Extracted records:
———
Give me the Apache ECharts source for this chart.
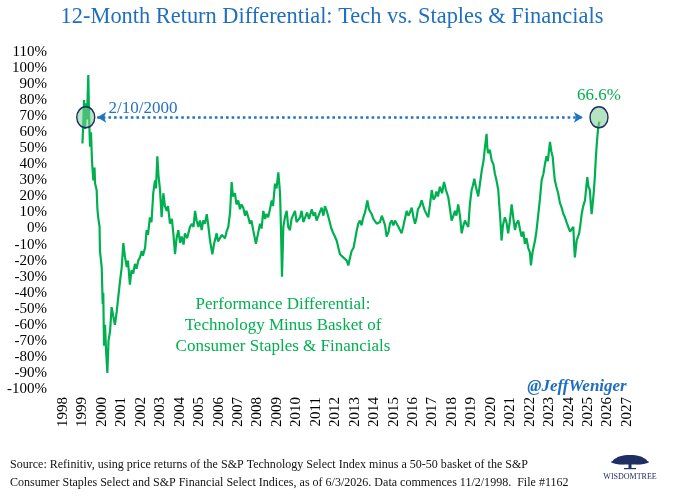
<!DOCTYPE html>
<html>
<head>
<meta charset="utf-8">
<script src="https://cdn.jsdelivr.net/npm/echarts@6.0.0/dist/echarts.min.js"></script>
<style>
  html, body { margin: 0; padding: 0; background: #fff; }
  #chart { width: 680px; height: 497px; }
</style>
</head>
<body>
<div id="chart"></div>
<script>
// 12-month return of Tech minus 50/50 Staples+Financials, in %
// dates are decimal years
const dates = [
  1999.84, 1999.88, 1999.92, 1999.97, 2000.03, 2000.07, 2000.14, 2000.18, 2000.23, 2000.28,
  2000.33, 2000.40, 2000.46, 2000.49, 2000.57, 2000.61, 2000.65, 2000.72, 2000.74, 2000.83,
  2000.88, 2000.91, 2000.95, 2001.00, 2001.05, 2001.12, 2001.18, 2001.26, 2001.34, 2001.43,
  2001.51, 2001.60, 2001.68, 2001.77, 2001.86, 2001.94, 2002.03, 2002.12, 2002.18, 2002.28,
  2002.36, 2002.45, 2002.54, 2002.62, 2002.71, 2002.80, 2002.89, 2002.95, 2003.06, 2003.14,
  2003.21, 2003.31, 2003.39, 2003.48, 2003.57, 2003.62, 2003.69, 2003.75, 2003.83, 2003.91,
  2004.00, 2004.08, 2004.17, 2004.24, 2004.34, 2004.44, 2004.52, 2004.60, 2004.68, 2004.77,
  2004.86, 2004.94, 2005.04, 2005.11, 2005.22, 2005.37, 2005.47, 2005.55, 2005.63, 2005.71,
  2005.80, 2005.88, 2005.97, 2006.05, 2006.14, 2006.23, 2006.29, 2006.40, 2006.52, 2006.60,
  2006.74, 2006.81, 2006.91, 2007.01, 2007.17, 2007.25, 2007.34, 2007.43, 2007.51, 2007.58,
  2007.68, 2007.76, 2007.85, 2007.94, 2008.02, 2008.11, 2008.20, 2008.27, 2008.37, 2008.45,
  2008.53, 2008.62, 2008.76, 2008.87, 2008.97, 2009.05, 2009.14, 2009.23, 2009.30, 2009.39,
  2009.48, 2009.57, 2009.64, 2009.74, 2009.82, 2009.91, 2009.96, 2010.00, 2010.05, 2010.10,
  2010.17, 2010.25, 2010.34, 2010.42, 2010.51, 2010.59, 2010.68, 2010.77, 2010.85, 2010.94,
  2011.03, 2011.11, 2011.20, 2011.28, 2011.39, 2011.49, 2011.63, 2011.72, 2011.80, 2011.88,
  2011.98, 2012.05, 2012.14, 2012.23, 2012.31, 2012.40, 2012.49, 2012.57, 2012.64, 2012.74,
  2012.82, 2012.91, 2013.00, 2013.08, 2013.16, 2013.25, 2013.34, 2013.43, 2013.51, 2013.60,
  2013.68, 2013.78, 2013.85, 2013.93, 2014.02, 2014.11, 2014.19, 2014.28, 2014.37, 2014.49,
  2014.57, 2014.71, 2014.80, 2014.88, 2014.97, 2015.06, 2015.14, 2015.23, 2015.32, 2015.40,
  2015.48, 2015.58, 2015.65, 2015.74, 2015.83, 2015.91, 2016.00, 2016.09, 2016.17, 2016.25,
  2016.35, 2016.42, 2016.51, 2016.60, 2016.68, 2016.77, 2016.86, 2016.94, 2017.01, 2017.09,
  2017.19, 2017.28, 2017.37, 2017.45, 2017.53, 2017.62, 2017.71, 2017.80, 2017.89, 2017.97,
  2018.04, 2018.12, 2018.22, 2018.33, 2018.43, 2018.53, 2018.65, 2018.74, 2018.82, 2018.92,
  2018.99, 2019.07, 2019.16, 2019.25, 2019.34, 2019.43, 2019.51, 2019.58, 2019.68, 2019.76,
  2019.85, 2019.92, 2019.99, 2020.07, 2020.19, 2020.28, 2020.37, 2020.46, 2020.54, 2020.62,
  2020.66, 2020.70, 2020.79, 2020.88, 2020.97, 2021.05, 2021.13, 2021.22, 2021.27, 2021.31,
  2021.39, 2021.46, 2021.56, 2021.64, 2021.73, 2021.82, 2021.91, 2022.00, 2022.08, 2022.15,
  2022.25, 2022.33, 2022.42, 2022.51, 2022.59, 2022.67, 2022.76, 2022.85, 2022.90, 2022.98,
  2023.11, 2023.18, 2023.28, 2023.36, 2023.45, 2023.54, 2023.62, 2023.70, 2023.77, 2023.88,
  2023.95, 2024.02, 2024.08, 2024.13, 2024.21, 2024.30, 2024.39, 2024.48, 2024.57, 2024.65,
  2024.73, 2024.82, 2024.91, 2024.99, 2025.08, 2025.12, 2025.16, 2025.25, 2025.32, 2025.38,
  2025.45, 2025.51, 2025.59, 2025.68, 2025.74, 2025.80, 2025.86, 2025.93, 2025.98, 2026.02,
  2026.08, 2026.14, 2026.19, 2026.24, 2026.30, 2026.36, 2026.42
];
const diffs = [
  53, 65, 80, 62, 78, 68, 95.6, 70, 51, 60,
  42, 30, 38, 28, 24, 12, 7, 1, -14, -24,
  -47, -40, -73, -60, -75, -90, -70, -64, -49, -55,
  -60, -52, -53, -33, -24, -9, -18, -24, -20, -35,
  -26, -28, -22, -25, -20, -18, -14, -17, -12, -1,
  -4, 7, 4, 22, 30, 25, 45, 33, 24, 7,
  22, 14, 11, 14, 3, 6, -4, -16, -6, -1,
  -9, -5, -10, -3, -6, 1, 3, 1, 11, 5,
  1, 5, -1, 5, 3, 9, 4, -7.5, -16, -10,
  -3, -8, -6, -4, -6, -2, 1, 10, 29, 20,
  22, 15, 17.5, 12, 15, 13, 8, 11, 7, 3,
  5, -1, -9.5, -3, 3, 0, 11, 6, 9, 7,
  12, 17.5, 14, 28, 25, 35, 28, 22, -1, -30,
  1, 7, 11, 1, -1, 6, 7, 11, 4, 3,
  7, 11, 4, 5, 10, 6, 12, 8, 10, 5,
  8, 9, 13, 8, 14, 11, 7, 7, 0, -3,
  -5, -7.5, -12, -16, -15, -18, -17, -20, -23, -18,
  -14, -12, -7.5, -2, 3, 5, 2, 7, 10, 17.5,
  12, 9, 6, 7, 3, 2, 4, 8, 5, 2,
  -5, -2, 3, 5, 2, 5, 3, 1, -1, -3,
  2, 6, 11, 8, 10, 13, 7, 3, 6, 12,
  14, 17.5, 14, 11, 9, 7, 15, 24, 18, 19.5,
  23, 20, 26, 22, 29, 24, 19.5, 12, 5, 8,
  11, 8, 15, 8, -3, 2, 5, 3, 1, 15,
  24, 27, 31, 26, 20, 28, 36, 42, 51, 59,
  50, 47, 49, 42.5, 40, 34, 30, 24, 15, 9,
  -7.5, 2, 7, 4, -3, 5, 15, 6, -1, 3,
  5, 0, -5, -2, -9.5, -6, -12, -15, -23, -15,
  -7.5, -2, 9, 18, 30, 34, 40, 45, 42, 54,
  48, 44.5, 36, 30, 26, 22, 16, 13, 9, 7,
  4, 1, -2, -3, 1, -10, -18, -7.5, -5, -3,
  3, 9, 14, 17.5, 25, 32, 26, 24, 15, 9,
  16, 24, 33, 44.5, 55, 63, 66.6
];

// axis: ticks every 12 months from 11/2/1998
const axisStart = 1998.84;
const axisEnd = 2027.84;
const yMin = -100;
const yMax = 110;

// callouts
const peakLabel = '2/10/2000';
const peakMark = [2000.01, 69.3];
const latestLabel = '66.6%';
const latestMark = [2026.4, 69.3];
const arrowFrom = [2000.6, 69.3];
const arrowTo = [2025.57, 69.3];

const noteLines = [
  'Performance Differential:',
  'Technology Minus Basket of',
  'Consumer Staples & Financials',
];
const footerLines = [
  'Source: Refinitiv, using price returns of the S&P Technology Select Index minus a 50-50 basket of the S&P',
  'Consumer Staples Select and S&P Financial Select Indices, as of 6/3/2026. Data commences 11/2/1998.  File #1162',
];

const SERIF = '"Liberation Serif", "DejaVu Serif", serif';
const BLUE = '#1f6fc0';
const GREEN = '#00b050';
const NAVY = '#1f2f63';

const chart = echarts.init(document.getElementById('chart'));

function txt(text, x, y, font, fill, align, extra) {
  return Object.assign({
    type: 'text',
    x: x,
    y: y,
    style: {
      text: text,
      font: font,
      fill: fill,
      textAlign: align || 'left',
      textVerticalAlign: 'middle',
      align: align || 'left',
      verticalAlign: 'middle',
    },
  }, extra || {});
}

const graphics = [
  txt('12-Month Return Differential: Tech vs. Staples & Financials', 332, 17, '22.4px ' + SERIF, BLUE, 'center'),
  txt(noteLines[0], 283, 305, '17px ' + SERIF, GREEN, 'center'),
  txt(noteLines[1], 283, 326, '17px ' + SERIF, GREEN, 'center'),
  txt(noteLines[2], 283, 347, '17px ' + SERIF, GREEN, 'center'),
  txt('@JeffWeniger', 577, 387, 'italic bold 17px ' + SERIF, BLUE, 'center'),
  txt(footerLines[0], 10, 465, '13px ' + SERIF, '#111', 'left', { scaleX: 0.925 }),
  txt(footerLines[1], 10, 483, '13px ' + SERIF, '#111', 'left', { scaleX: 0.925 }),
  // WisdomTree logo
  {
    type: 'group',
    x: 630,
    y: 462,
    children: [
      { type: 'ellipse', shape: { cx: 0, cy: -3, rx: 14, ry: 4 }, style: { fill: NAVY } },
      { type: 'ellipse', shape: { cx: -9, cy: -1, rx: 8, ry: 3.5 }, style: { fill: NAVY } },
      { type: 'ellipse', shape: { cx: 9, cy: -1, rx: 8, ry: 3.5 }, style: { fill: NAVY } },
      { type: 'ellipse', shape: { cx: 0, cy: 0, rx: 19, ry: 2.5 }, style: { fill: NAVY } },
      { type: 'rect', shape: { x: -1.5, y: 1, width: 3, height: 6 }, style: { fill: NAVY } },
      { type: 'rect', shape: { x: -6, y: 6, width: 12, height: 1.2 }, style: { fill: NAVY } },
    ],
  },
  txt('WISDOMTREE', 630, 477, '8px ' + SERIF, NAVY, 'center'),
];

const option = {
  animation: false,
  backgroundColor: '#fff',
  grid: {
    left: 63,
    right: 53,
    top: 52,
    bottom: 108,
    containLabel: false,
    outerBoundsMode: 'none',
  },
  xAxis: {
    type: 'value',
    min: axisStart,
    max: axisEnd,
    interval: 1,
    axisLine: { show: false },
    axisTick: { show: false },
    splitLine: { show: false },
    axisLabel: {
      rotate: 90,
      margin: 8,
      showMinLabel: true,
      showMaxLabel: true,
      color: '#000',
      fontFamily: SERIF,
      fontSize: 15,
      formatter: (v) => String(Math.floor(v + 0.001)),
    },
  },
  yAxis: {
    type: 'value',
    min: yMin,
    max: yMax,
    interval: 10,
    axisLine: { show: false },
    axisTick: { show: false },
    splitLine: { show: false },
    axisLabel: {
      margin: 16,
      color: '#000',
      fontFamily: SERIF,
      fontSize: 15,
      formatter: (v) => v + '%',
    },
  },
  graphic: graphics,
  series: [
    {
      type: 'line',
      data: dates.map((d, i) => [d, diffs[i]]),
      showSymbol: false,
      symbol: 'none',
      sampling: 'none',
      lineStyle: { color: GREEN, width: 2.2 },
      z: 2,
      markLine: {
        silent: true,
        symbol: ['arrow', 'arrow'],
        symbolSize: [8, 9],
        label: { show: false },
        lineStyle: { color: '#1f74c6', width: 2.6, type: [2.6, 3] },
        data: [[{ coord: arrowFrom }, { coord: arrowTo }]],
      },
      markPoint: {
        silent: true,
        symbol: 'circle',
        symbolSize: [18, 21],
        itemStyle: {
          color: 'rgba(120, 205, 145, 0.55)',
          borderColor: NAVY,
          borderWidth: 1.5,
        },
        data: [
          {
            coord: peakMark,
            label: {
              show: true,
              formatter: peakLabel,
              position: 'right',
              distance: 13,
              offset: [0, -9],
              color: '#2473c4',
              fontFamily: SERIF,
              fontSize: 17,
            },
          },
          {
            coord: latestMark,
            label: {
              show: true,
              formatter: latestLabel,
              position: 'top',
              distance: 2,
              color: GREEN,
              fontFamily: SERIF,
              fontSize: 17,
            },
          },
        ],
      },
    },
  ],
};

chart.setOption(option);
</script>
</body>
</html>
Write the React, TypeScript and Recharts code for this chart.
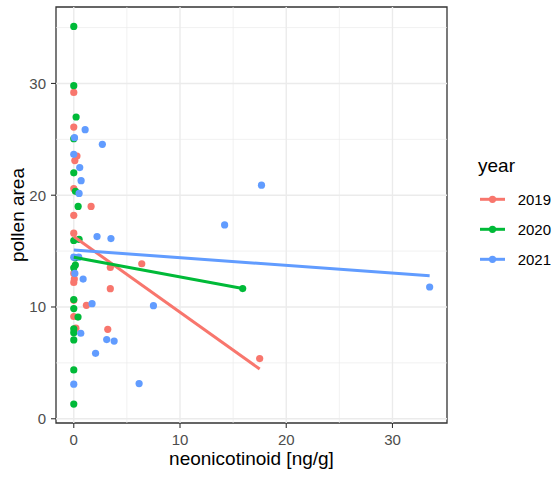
———
EXERCISE DESCRIPTION
Copy each line of the records above that carries the word "this".

RESULT BELOW
Give me the Apache ECharts source for this chart.
Write the React, TypeScript and Recharts code for this chart.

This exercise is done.